Requirement:
Transcribe the listing verbatim. Do not carry over any pictures.

Information provided:
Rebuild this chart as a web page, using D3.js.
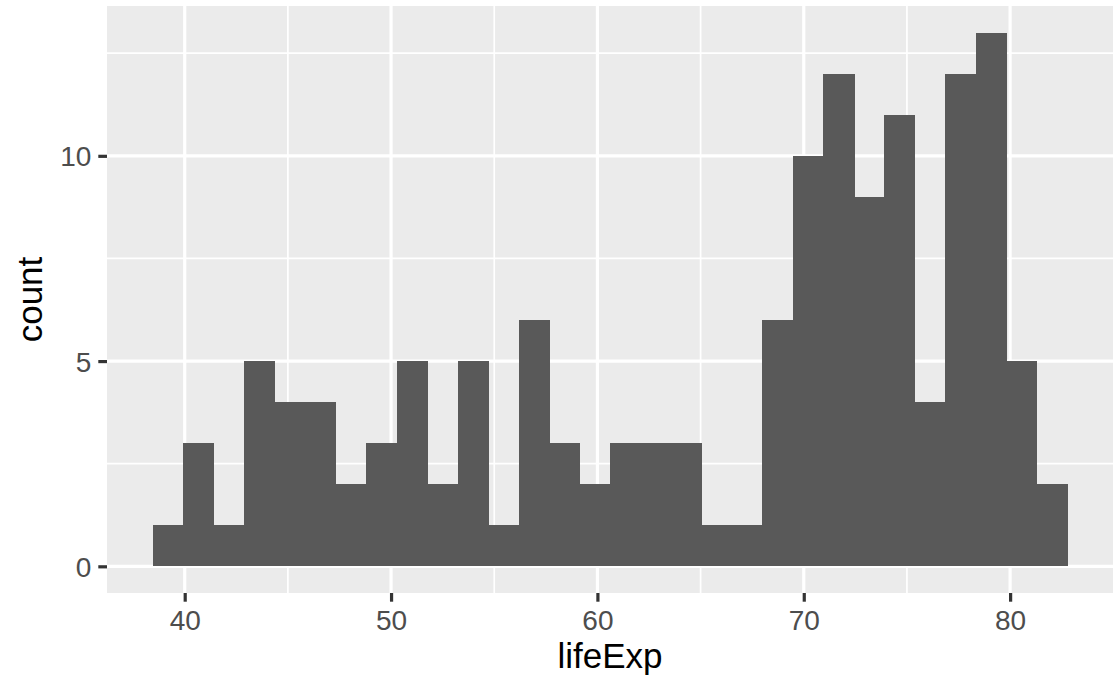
<!DOCTYPE html>
<html>
<head>
<meta charset="utf-8">
<script src="https://cdn.jsdelivr.net/npm/d3@7"></script>
<style>
  html, body { margin: 0; padding: 0; background: #ffffff; }
  svg { display: block; font-family: "Liberation Sans", Arial, Helvetica, sans-serif; }
</style>
</head>
<body>
<svg id="chart" width="1119" height="677"></svg>
<script>
// ---- data ----
const binEdges = [38.45, 39.93, 41.40, 42.88, 44.36, 45.84, 47.31, 48.79, 50.27, 51.75,
                  53.22, 54.70, 56.18, 57.66, 59.13, 60.61, 62.09, 63.56, 65.04, 66.52,
                  68.00, 69.47, 70.95, 72.43, 73.91, 75.38, 76.86, 78.34, 79.81, 81.29, 82.77];
const counts   = [1, 3, 1, 5, 4, 4, 2, 3, 5, 2,
                  5, 1, 6, 3, 2, 3, 3, 3, 1, 1,
                  6, 10, 12, 9, 11, 4, 12, 13, 5, 2];
const xTicks = [40, 50, 60, 70, 80];
const xMinor = [35, 45, 55, 65, 75, 85];
const yTicks = [0, 5, 10];
const yMinor = [2.5, 7.5, 12.5];
const xTitle = "lifeExp";
const yTitle = "count";

// ---- layout ----
const panel = { left: 107, top: 6, right: 1113, bottom: 593 };
const svg = d3.select("#chart");

const xMin = binEdges[0], xMax = binEdges[binEdges.length - 1];
const xPad = (xMax - xMin) * 0.05;
const x = d3.scaleLinear().domain([xMin - xPad, xMax + xPad]).range([panel.left, panel.right]);
const yMax = d3.max(counts);
const yPad = yMax * 0.05;
const y = d3.scaleLinear().domain([-yPad, yMax + yPad]).range([panel.bottom, panel.top]);

const bins = counts.map((c, i) => ({ x0: binEdges[i], x1: binEdges[i + 1], count: c }));

// panel background
svg.append("rect")
  .attr("x", panel.left).attr("y", panel.top)
  .attr("width", panel.right - panel.left).attr("height", panel.bottom - panel.top)
  .attr("fill", "#EBEBEB");

const grid = svg.append("g");
const inX = v => x(v) >= panel.left && x(v) <= panel.right;
// minor grid
grid.selectAll("line.xminor").data(xMinor.filter(inX)).join("line")
  .attr("x1", d => x(d)).attr("x2", d => x(d))
  .attr("y1", panel.top).attr("y2", panel.bottom)
  .attr("stroke", "#ffffff").attr("stroke-width", 1.7);
grid.selectAll("line.yminor").data(yMinor).join("line")
  .attr("y1", d => y(d)).attr("y2", d => y(d))
  .attr("x1", panel.left).attr("x2", panel.right)
  .attr("stroke", "#ffffff").attr("stroke-width", 1.7);
// major grid
grid.selectAll("line.xmajor").data(xTicks).join("line")
  .attr("x1", d => x(d)).attr("x2", d => x(d))
  .attr("y1", panel.top).attr("y2", panel.bottom)
  .attr("stroke", "#ffffff").attr("stroke-width", 3.2);
grid.selectAll("line.ymajor").data(yTicks).join("line")
  .attr("y1", d => y(d)).attr("y2", d => y(d))
  .attr("x1", panel.left).attr("x2", panel.right)
  .attr("stroke", "#ffffff").attr("stroke-width", 3.2);

// bars
svg.append("g").attr("shape-rendering", "crispEdges")
  .selectAll("rect").data(bins).join("rect")
  .attr("x", d => x(d.x0))
  .attr("width", d => x(d.x1) - x(d.x0) + 0.6)
  .attr("y", d => y(d.count))
  .attr("height", d => y(0) - y(d.count))
  .attr("fill", "#595959");

// x axis
const xAxis = d3.axisBottom(x).tickValues(xTicks).tickSize(8.7).tickPadding(7).tickFormat(d3.format("d"));
const gx = svg.append("g").attr("transform", `translate(0,${panel.bottom})`).call(xAxis);
gx.select(".domain").remove();
gx.selectAll(".tick line").attr("stroke", "#333333").attr("stroke-width", 3.2);
gx.selectAll(".tick text").attr("fill", "#4D4D4D").attr("font-size", 28)
  .attr("font-family", "Liberation Sans, Arial, sans-serif")
  .attr("dy", null).attr("y", 37);

// y axis
const yAxis = d3.axisLeft(y).tickValues(yTicks).tickSize(8.7).tickPadding(7).tickFormat(d3.format("d"));
const gy = svg.append("g").attr("transform", `translate(${panel.left},0)`).call(yAxis);
gy.select(".domain").remove();
gy.selectAll(".tick line").attr("stroke", "#333333").attr("stroke-width", 3.2);
gy.selectAll(".tick text").attr("fill", "#4D4D4D").attr("font-size", 28)
  .attr("font-family", "Liberation Sans, Arial, sans-serif")
  .attr("dy", "0.36em");

// axis titles
svg.append("text")
  .attr("x", (panel.left + panel.right) / 2).attr("y", 667.5)
  .attr("text-anchor", "middle").attr("font-size", 35).attr("fill", "#000000")
  .text(xTitle);
svg.append("text")
  .attr("transform", `translate(41.5,${(panel.top + panel.bottom) / 2}) rotate(-90)`)
  .attr("text-anchor", "middle").attr("font-size", 35).attr("fill", "#000000")
  .text(yTitle);
</script>
</body>
</html>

Exercise answer:
Rebuild this chart as a web page, using D3.js.
<!DOCTYPE html>
<html>
<head>
<meta charset="utf-8">
<script src="https://cdn.jsdelivr.net/npm/d3@7"></script>
<style>
  html, body { margin: 0; padding: 0; background: #ffffff; }
  svg { display: block; font-family: "Liberation Sans", Arial, Helvetica, sans-serif; }
</style>
</head>
<body>
<svg id="chart" width="1119" height="677"></svg>
<script>
// ---- data ----
const binEdges = [38.45, 39.93, 41.40, 42.88, 44.36, 45.84, 47.31, 48.79, 50.27, 51.75,
                  53.22, 54.70, 56.18, 57.66, 59.13, 60.61, 62.09, 63.56, 65.04, 66.52,
                  68.00, 69.47, 70.95, 72.43, 73.91, 75.38, 76.86, 78.34, 79.81, 81.29, 82.77];
const counts   = [1, 3, 1, 5, 4, 4, 2, 3, 5, 2,
                  5, 1, 6, 3, 2, 3, 3, 3, 1, 1,
                  6, 10, 12, 9, 11, 4, 12, 13, 5, 2];
const xTicks = [40, 50, 60, 70, 80];
const xMinor = [35, 45, 55, 65, 75, 85];
const yTicks = [0, 5, 10];
const yMinor = [2.5, 7.5, 12.5];
const xTitle = "lifeExp";
const yTitle = "count";

// ---- layout ----
const panel = { left: 107, top: 6, right: 1113, bottom: 593 };
const svg = d3.select("#chart");

const xMin = binEdges[0], xMax = binEdges[binEdges.length - 1];
const xPad = (xMax - xMin) * 0.05;
const x = d3.scaleLinear().domain([xMin - xPad, xMax + xPad]).range([panel.left, panel.right]);
const yMax = d3.max(counts);
const yPad = yMax * 0.05;
const y = d3.scaleLinear().domain([-yPad, yMax + yPad]).range([panel.bottom, panel.top]);

const bins = counts.map((c, i) => ({ x0: binEdges[i], x1: binEdges[i + 1], count: c }));

// panel background
svg.append("rect")
  .attr("x", panel.left).attr("y", panel.top)
  .attr("width", panel.right - panel.left).attr("height", panel.bottom - panel.top)
  .attr("fill", "#EBEBEB");

const grid = svg.append("g");
const inX = v => x(v) >= panel.left && x(v) <= panel.right;
// minor grid
grid.selectAll("line.xminor").data(xMinor.filter(inX)).join("line")
  .attr("x1", d => x(d)).attr("x2", d => x(d))
  .attr("y1", panel.top).attr("y2", panel.bottom)
  .attr("stroke", "#ffffff").attr("stroke-width", 1.7);
grid.selectAll("line.yminor").data(yMinor).join("line")
  .attr("y1", d => y(d)).attr("y2", d => y(d))
  .attr("x1", panel.left).attr("x2", panel.right)
  .attr("stroke", "#ffffff").attr("stroke-width", 1.7);
// major grid
grid.selectAll("line.xmajor").data(xTicks).join("line")
  .attr("x1", d => x(d)).attr("x2", d => x(d))
  .attr("y1", panel.top).attr("y2", panel.bottom)
  .attr("stroke", "#ffffff").attr("stroke-width", 3.2);
grid.selectAll("line.ymajor").data(yTicks).join("line")
  .attr("y1", d => y(d)).attr("y2", d => y(d))
  .attr("x1", panel.left).attr("x2", panel.right)
  .attr("stroke", "#ffffff").attr("stroke-width", 3.2);

// bars
svg.append("g").attr("shape-rendering", "crispEdges")
  .selectAll("rect").data(bins).join("rect")
  .attr("x", d => x(d.x0))
  .attr("width", d => x(d.x1) - x(d.x0) + 0.6)
  .attr("y", d => y(d.count))
  .attr("height", d => y(0) - y(d.count))
  .attr("fill", "#595959");

// x axis
const xAxis = d3.axisBottom(x).tickValues(xTicks).tickSize(8.7).tickPadding(7).tickFormat(d3.format("d"));
const gx = svg.append("g").attr("transform", `translate(0,${panel.bottom})`).call(xAxis);
gx.select(".domain").remove();
gx.selectAll(".tick line").attr("stroke", "#333333").attr("stroke-width", 3.2);
gx.selectAll(".tick text").attr("fill", "#4D4D4D").attr("font-size", 28)
  .attr("font-family", "Liberation Sans, Arial, sans-serif")
  .attr("dy", null).attr("y", 37);

// y axis
const yAxis = d3.axisLeft(y).tickValues(yTicks).tickSize(8.7).tickPadding(7).tickFormat(d3.format("d"));
const gy = svg.append("g").attr("transform", `translate(${panel.left},0)`).call(yAxis);
gy.select(".domain").remove();
gy.selectAll(".tick line").attr("stroke", "#333333").attr("stroke-width", 3.2);
gy.selectAll(".tick text").attr("fill", "#4D4D4D").attr("font-size", 28)
  .attr("font-family", "Liberation Sans, Arial, sans-serif")
  .attr("dy", "0.36em");

// axis titles
svg.append("text")
  .attr("x", (panel.left + panel.right) / 2).attr("y", 667.5)
  .attr("text-anchor", "middle").attr("font-size", 35).attr("fill", "#000000")
  .text(xTitle);
svg.append("text")
  .attr("transform", `translate(41.5,${(panel.top + panel.bottom) / 2}) rotate(-90)`)
  .attr("text-anchor", "middle").attr("font-size", 35).attr("fill", "#000000")
  .text(yTitle);
</script>
</body>
</html>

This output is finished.